大学が学生に提供する情報としては、休講・補講情報、成績開示などいろいろあるが、慶應義塾大学の場合、上記に挙げた情報は学生なら家からでもアクセス可能だ。「学内ネットワークか学外かで大きく変わるのは、データベース関連くらいです」と中村教授は話す。
慶應義塾大学の図書館は、大学の所属者(学部生や教職員など)に対して電子ジャーナル(電子化された学術雑誌)やデータベースを提供している。これらのデータは図書館に直接出向かなくても、Web上でリモートアクセスでき、学生はこれを利用して論文の検索や新聞・雑誌の記事を検索、閲覧が可能となる。課題や卒業論文作成の際には非常に便利なサービスだ。
外出先や家など、どこからでもアクセス可能なサービスもある一方で、コンテンツの提供元との契約上、大学の敷地内や図書館内でしかアクセスできないサービスもある。特に図書館限定の場合はやっかいで、土日は図書館が休みだったり、開館時間が短かったりするので、いざ論文を書こうとしても参考文献にアクセスできないということもある(筆者は土日にじっくり課題を行うことが多かった)。
しかし、学内ネットワークに接続しているのと同じSFC専用のWiMAX契約はここが違う。上記のデメリットなしに、家でも外出先でも、これらのサービスにアクセスできるというわけだ。
校舎内でWiMAXの速度を「BNRスピードテスト」にて計測してみたが、下りは1.42Mbpsで上りは1.27Mbps(3回計測の最高値)だった。
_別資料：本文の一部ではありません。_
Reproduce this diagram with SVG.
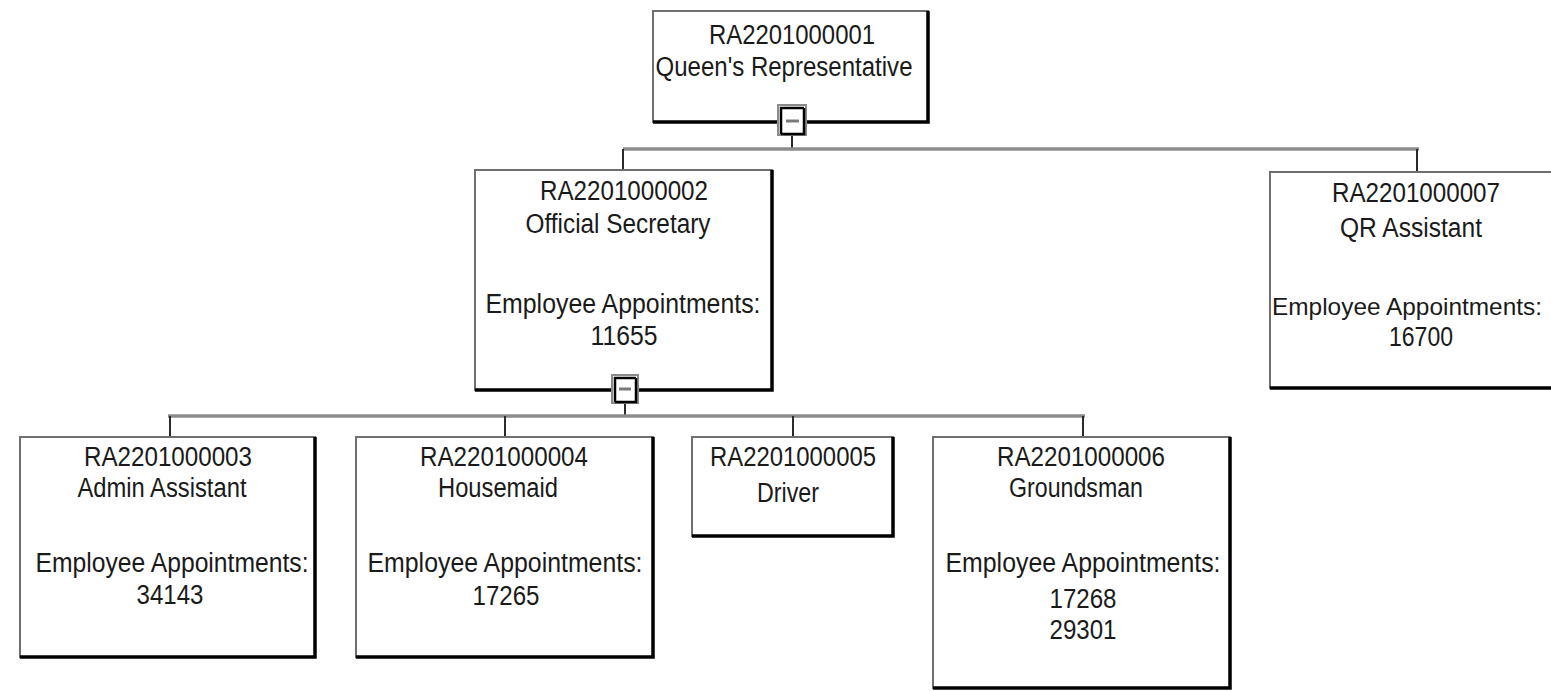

屋内でも1Mbps(=約125Kバイト/秒)以上の速度が出るため、Webページの閲覧や動画コンテンツの視聴程度ではストレスを感じることがなかった。キャンパス内にWiMAX基地局を設置しているので、屋外ならばさらに速度が上がると予想される。
「どこでも使えてしまうので、(SFCの敷地内なら)学内無線LANに切り替えた方がいいって気付かない学生もいるんですよ」と中村教授は話す。学内無線LANの速度も計測してみたところ、上り/下りともにおよそ25Mbps(=約3Mバイト/秒)だった。
WiMAXを利用したイントラネットのアクセスサービスは、管理する大学側にもメリットがある。「学生が学校の敷地外にいたとしても、キャンパスネットワークからインターネットにアクセスすることになる。例えば、著作権に抵触するコンテンツをアップロードした学生がいたとしても、まず大学にクレームが来て、大学としてしっかりとした対応ができるところがいいと思っています」(中村教授)
SFCのキャンパスネットワークは、ファイアウォールのレベルを非常に低く設定しており、閲覧制限などの規制はないものの、大学側はアクセスしている学生の情報を取得できる。いざというときに学生を管理、指導するための体制は整っているというわけだ。学生をキャンパスネットで守る、という緩やかな管理体制には、学生の自主性を重んじる大学側の意図が見て取れる。
このサービスは、イントラネットとWiMAX網がシームレス接続するということで、企業にとっても“より進んだ社内ネットワークの実現”という面で有効な手段になりうる。中村教授は「もし同じシステムを企業が採用するならば、ファイアウォールをもっと高く設定すればいい。私自身は気が進まないが、大学だって学生を守ることだけを考えれば、そういった方法もとれる」と述べた。
では、一体どれほどの人がWiMAXに契約しているのか。正確な数値は公開できないとしながらも「ネットワークのうち、大体5〜10%ほどがWiMAXで常時接続している。アカウント数はもっと多いので全学生のうち15〜20%程度が契約しているのではないか」と教えてくれた。SFCに在籍する学生はおよそ4000人。そのうち600〜800人くらいがWiMAXを使っている計算だ。